28 Years and Counting
Waterloo (still!). Yesterday, the 25th of August, marked the completion of 28 years of life as a priest for me. My sense of calendar time has become so amorphous this summer that, though I knew it was Saturday, I wasn't aware of the date until last evening when I turned on my mobile phone to check for messages. There it was on the opening screen where calendar items and appointments are listed: "Ordination Anniversary--Kevin." I am glad to have noticed before the day ended for I am grateful for this life and have never felt I could be anything other than what I was led to and what I have done my best to say yes to all these days and years since Saturday, August 25, 1979. I am happy to be a priest and could be no other. It is me. Even with my faults, failings and multiple sins along the way, priesthood has been and remains the real pilgrimage of my life. As I have walked my way through these years, every day has brought graces and blessings and "kingdom moments" in abundance, almost always "incarnated" in the extraordinarily ordinary people who I meet along the way. Every confessee, every counselee, every person I've given communion to, every person I've ever buried: what a treasure to meet them and walk with them for a brief moment or two in their own various pilgrimages. I regret not a wit the fundamental choice to be a priest, but only my failures in generosity, my laziness in prayer, my lack of wisdom in guiding others, and my many and varied sins along the way that have kept me from being more like Jesus. What more can I say: I am grateful!
So how's the leg, anyway?
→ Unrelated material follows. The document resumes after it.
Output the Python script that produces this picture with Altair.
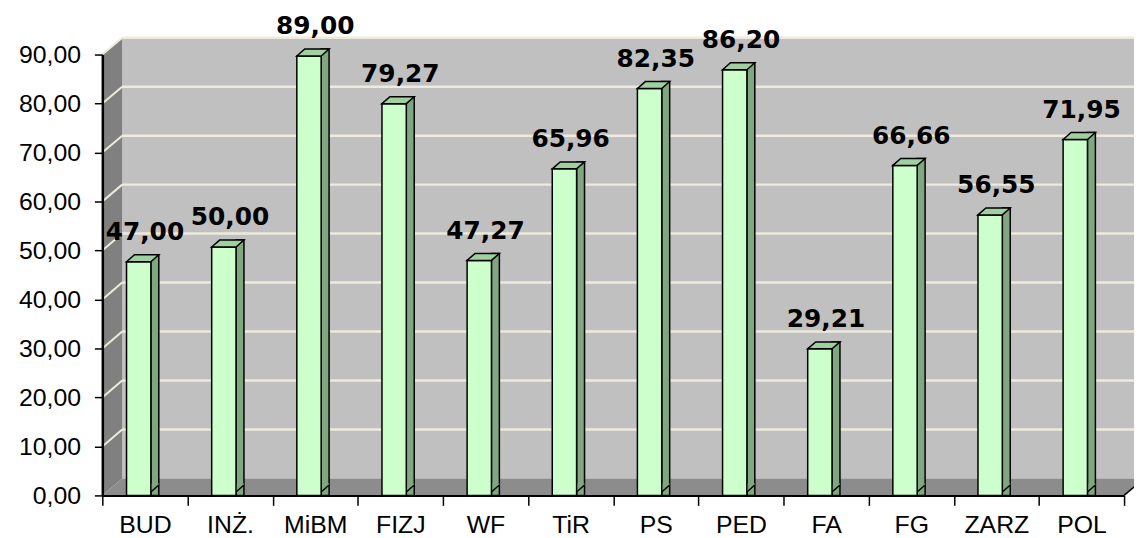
import altair as alt
import pandas as pd

# ---- data ----
categories = ["BUD", "INŻ.", "MiBM", "FIZJ", "WF", "TiR", "PS", "PED", "FA", "FG", "ZARZ", "POL"]
values = [47.00, 50.00, 89.00, 79.27, 47.27, 65.96, 82.35, 86.20, 29.21, 66.66, 56.55, 71.95]
y_ticks = [0, 10, 20, 30, 40, 50, 60, 70, 80, 90]

# ---- geometry / style constants ----
W, H = 1029, 444          # plot area
DX, DY = 20, 17           # 3D wall depth (px)
B = 3.5                   # bar lift (bars sit slightly behind the front edge)
BW, BH = 8, 7             # bar depth (px)
FRONT_W = 24.5
FRONT_OFF = -6.25         # front face centre relative to band centre
FL, FR = FRONT_OFF - FRONT_W / 2, FRONT_OFF + FRONT_W / 2
LABEL_GAP = 22

BACK = "#C0C0C0"
LEFTWALL = "#808080"
FLOOR = "#8C8C8C"
GRID = "#EEEADC"
FRONT = "#CCFFCC"
SIDE = "#80A880"
TOP = "#A0D0A0"

df = pd.DataFrame({"cat": categories, "value": values})
grid_df = pd.DataFrame({"v": y_ticks[1:]})
one = pd.DataFrame({"k": [0]})

yscale = alt.Scale(domain=[0, 90], nice=False, zero=True)
xscale = alt.Scale(paddingInner=0, paddingOuter=0)

y_axis = alt.Axis(
    values=y_ticks,
    labelExpr="replace(format(datum.value, '.2f'), '.', ',')",
    title=None, grid=False, zindex=1,
    domainColor="black", domainWidth=2.5,
    tickColor="black", tickWidth=1.5, tickSize=8,
    labelFont="Liberation Sans", labelFontSize=25, labelColor="black",
    labelPadding=14,
)
x_axis = alt.Axis(
    title=None, labelAngle=0, tickBand="extent", zindex=1,
    domainColor="black", domainWidth=2,
    tickColor="black", tickWidth=1.5, tickSize=10,
    labelFont="Liberation Sans", labelFontSize=25, labelColor="black",
    labelPadding=7,
)

X = alt.X("cat:N", sort=categories, scale=xscale, axis=x_axis)
Y = alt.Y("value:Q", scale=yscale, axis=y_axis, stack=None)
YG = alt.Y("v:Q", scale=yscale, axis=y_axis)

# ---- 3D frame ----
back = alt.Chart(one).mark_rect(fill=BACK).encode(
    x=alt.value(DX), x2=alt.value(W + DX), y=alt.value(-DY), y2=alt.value(H - DY)
)
left_wall = alt.Chart(one).mark_point(
    shape=f"M0,0L{DX},{-DY}L{DX},{H - DY}L0,{H}Z",
    size=4, filled=True, fill=LEFTWALL, opacity=1, strokeWidth=0,
).encode(x=alt.value(0), y=alt.value(0))
floor = alt.Chart(one).mark_point(
    shape=f"M0,0L{DX},{-DY}L{W + DX},{-DY}L{W},0Z",
    size=4, filled=True, fill=FLOOR, opacity=1, strokeWidth=0,
).encode(x=alt.value(0), y=alt.value(H))
floor_edge = alt.Chart(one).mark_rule(color="black", strokeWidth=1.5).encode(
    x=alt.value(W), x2=alt.value(W + DX), y=alt.value(H), y2=alt.value(H - DY)
)

grid_back = alt.Chart(grid_df).mark_rule(color=GRID, strokeWidth=2.5, yOffset=-DY).encode(
    y=YG, x=alt.value(DX), x2=alt.value(W + DX)
)
grid_left = alt.Chart(grid_df).mark_rule(color=GRID, strokeWidth=2, y2Offset=-DY).encode(
    y=YG, y2="v:Q", x=alt.value(0), x2=alt.value(DX)
)

# ---- bars (3D) ----
side = alt.Chart(df).mark_bar(
    width=BW, xOffset=FR + BW / 2, yOffset=-B - BH, y2Offset=-B - BH,
    fill=SIDE, stroke="black", strokeWidth=1.5,
).encode(x=X, y=Y)
side_bottom = alt.Chart(df).mark_point(
    shape=f"M{FR},{-B - BH - 1.5}L{FR + BW},{-B - BH - 1.5}L{FR + BW},{-B - BH}L{FR},{-B}Z",
    size=4, filled=True, fill=SIDE, opacity=1, strokeWidth=0,
).encode(x=X, y=alt.value(H))
side_diag = alt.Chart(df).mark_point(
    shape=f"M{FR + BW},{-B - BH}L{FR},{-B}",
    size=4, filled=False, stroke="black", strokeWidth=1.5, opacity=1,
).encode(x=X, y=alt.value(H))
front = alt.Chart(df).mark_bar(
    width=FRONT_W, xOffset=FRONT_OFF, yOffset=-B, y2Offset=-B,
    fill=FRONT, stroke="black", strokeWidth=1.5,
).encode(x=X, y=Y)
top = alt.Chart(df).mark_point(
    shape=f"M{FL},{-B}L{FL + BW},{-B - BH}L{FR + BW},{-B - BH}L{FR},{-B}Z",
    size=4, filled=True, fill=TOP, stroke="black", strokeWidth=1.5, opacity=1,
).encode(x=X, y=Y)

labels = alt.Chart(df).transform_calculate(
    label="replace(format(datum.value, '.2f'), '.', ',')"
).mark_text(
    font="DejaVu Sans", fontWeight="bold", fontSize=25, color="black",
    baseline="alphabetic", align="center", dy=-(B + LABEL_GAP),
).encode(x=X, y=Y, text="label:N")

chart = alt.layer(
    back, left_wall, floor, floor_edge, grid_back, grid_left,
    side, side_bottom, side_diag, front, top, labels,
).properties(
    width=W, height=H,
    autosize=alt.AutoSizeParams(type="none"),
    padding={"left": 95, "top": 45, "right": 10, "bottom": 41},
    background="white",
).configure_view(strokeWidth=0)

chart.save("out.html", embed_options={"renderer": "svg", "actions": False})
Obviously, I'm still here in Waterloo, beginning my fourth week of "hiatus" from the geographical pilgrim route (the interior pilgrimage, of course, continues!). There are some signs this weekend that it may be getting better; the crepitation (that is, the gritty, grindy feeling when the tendon is extended and relaxed), is negligible this morning though some ache remains. This gives me some hope that it may finally be healing itself, but after so many minor improvements followed by relapses, I am not yet ready to declare myself free to go on. I've given myself to the end of this week to make a decision about calling the rest of the pilgrimage off. If I choose not to go on, I shall go to Spain and as quickly as possible get set up in a pilgrim refuge or parish along the pilgrimage route and use the remainder of my time to care for others among St. James' beloved pilgrims. That would hold stories and adventures worthy of telling too, I'm sure. Stay tuned!
In the meantime, I read. I finished on Friday a little novel called Vernon God Little, which won the Booker prize in 2003. I enjoyed coming to know the central character, a sort of Bart Simpson on steroids, but found the line of the story by the end neither very believable nor, alternatively, very insightful as a presumed satire of American society and our way of pursuing justice. Now I am half-way through American Gospel, a brief history of the relationship between religion and state in the United States. Next on the reading list? Fr Vince is encouraging me to dive into the final volume of the Harry Potter series. Maybe, if things go well, I'll be back in my own special pilgrim world of adventures and mysteries somewhere south of Tonnerre before I get to it!